I know that the Government's moves to reform the planning system caused some concern locally. It's not surprising that in such a beautiful county people should be anxious - as I am - to protect the countryside.
I think the principle of sweeping away the top-down housing targets and returning power to local communities is the right one.
But some feared that streamlining planning guidelines might put the countryside at risk.
There were particular concerns about the "presumption in favour of sustainable development", and that local councils would not have time to put a plan in place to prevent speculative applications by developers.
The final National Policy Planning Framework was published on Tuesday and I am pleased that the redrafted document puts those fears to rest.
The Chief Executive of the Campaign to Protect Rural England said it was "a good day for those who value the character of our towns, cities and countryside" and the Director-General of the National Trust said that the changes "improve the document and give it a better tone and balance."
The new policy has three fundamental objectives: to put power over planning into the hands of communities; to help create the homes and jobs the country needs; and to protect and enhance our natural and historic environment.

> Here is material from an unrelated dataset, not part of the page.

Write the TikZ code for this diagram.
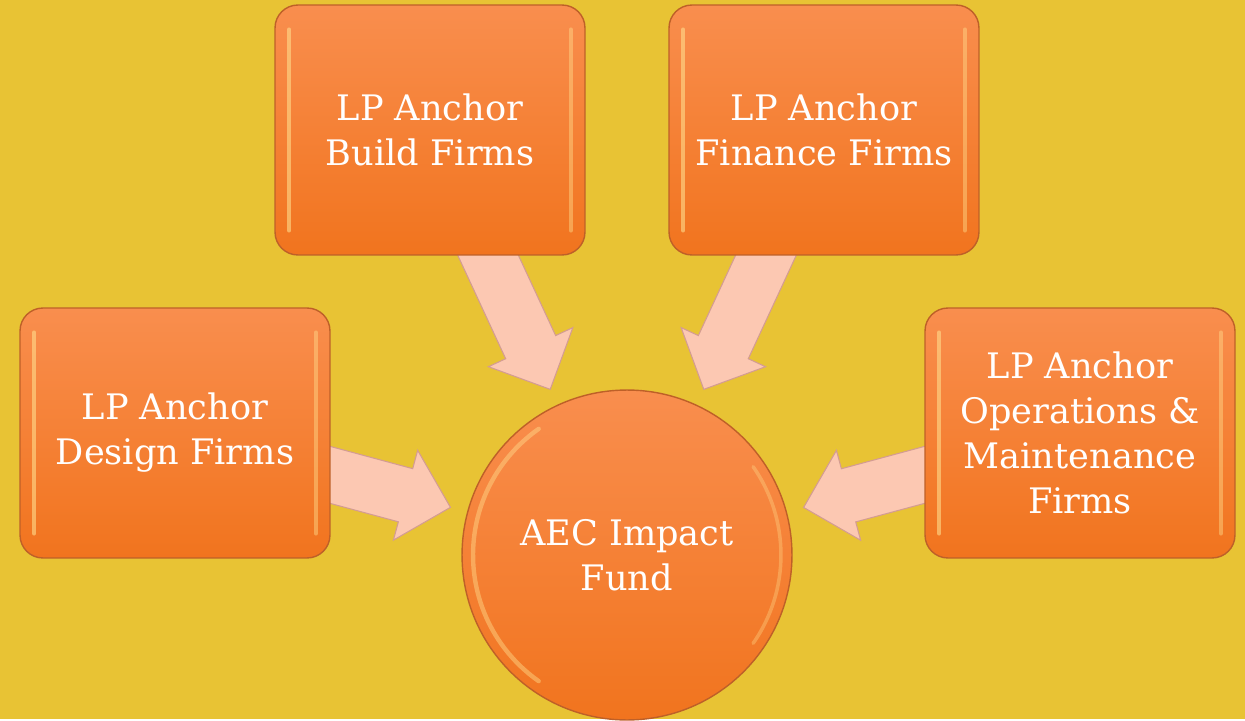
\documentclass[tikz,border=0pt]{standalone}
\usepackage{fontspec}
\setmainfont{DejaVu Serif}
\usepackage{tikz}
\usetikzlibrary{shapes.arrows,positioning,backgrounds}
\definecolor{bgGold}{RGB}{232,195,52}
\definecolor{boxTop}{RGB}{249,142,78}
\definecolor{boxBot}{RGB}{241,116,30}
\definecolor{boxEdge}{RGB}{190,96,40}
\definecolor{boxGlint}{RGB}{255,220,140}
\definecolor{arrFill}{RGB}{252,200,178}
\definecolor{arrEdge}{RGB}{212,156,146}

\begin{document}
\begin{tikzpicture}[x=0.02cm,y=-0.02cm,
  firm/.style={draw=boxEdge,line width=0.8pt,rounded corners=13pt,
               top color=boxTop,bottom color=boxBot,
               minimum width=6.2cm,minimum height=5cm,inner sep=0pt,
               text=white,align=center,font=\fontsize{20}{25.6}\selectfont,
               path picture={
                 \draw[boxGlint,opacity=.6,line width=2.5pt,line cap=round]
                   ([shift={(8pt,-14pt)}]path picture bounding box.north west) --
                   ([shift={(8pt,14pt)}]path picture bounding box.south west);
                 \draw[boxGlint,opacity=.45,line width=2.5pt,line cap=round]
                   ([shift={(-8pt,-14pt)}]path picture bounding box.north east) --
                   ([shift={(-8pt,14pt)}]path picture bounding box.south east);}},
  hub/.style={circle,draw=boxEdge,line width=0.8pt,
              top color=boxTop,bottom color=boxBot,
              minimum size=6.6cm,inner sep=0pt,
              text=white,align=center,font=\fontsize{20}{25.6}\selectfont,
              path picture={
                \draw[boxGlint,opacity=.45,line width=2.5pt,line cap=round]
                  ([shift={(125:3.08cm)}]path picture bounding box.center)
                  arc[start angle=125,end angle=235,radius=3.08cm];
                \draw[boxGlint,opacity=.35,line width=2pt,line cap=round]
                  ([shift={(-35:3.08cm)}]path picture bounding box.center)
                  arc[start angle=-35,end angle=35,radius=3.08cm];}},
  flow/.style={single arrow,draw=arrEdge,line width=0.6pt,fill=arrFill,
               inner xsep=0pt,inner ysep=0.54cm,
               single arrow head extend=0.38cm,
               sloped,allow upside down,anchor=tip}]

  % fund in the middle, four anchor groups around it
  \node[hub]  (fund) at (627,555) {AEC Impact\\Fund};
  \node[firm] (bld)  at (430,130) {LP Anchor\\Build Firms};
  \node[firm] (fin)  at (824,130) {LP Anchor\\Finance Firms};
  \node[firm] (dsn)  at (175,433) {LP Anchor\\Design Firms};
  \node[firm] (ops)  at (1080,433) {LP Anchor\\Operations \&\\Maintenance\\Firms};

  \begin{pgfonlayer}{background}
    \fill[bgGold] (0,0) rectangle (1245,719);
    % block arrows into the fund, tails tucked under the boxes
    \path (bld.center) -- node[flow,pos=.9466,minimum height=3.5cm] (bldarr) {} (fund);
    \path (fin.center) -- node[flow,pos=.9466,minimum height=3.5cm] (finarr) {} (fund);
    \path (dsn.center) -- node[flow,pos=.9456,minimum height=3.13cm] (dsnarr) {} (fund);
    \path (ops.center) -- node[flow,pos=.9456,minimum height=3.13cm] (opsarr) {} (fund);
  \end{pgfonlayer}
\end{tikzpicture}
\end{document}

It acknowledges that "sustainable development" embraces social, environmental and economic objectives, and that none of these can be pursued in isolation of the others.
It also explicitly recognises the intrinsic value and beauty of the countryside, whether or not it is designated landscape such as the National Park; it encourages a ‘brownfield first' policy for new building, and it makes it easier for councils to stop ‘garden grabbing'.
Most importantly, the policy is clear that the Local Plan is the basis for decisions in the planning system, and it gives councils twelve months to put them in place.
The task now is for our villages to complete their plans in which all members of the community will have a say. The new system puts local people in control.
It doesn't mean that we can, or should, say 'no' to every development. But it does mean that communities themselves can take responsibility for getting the local balance right.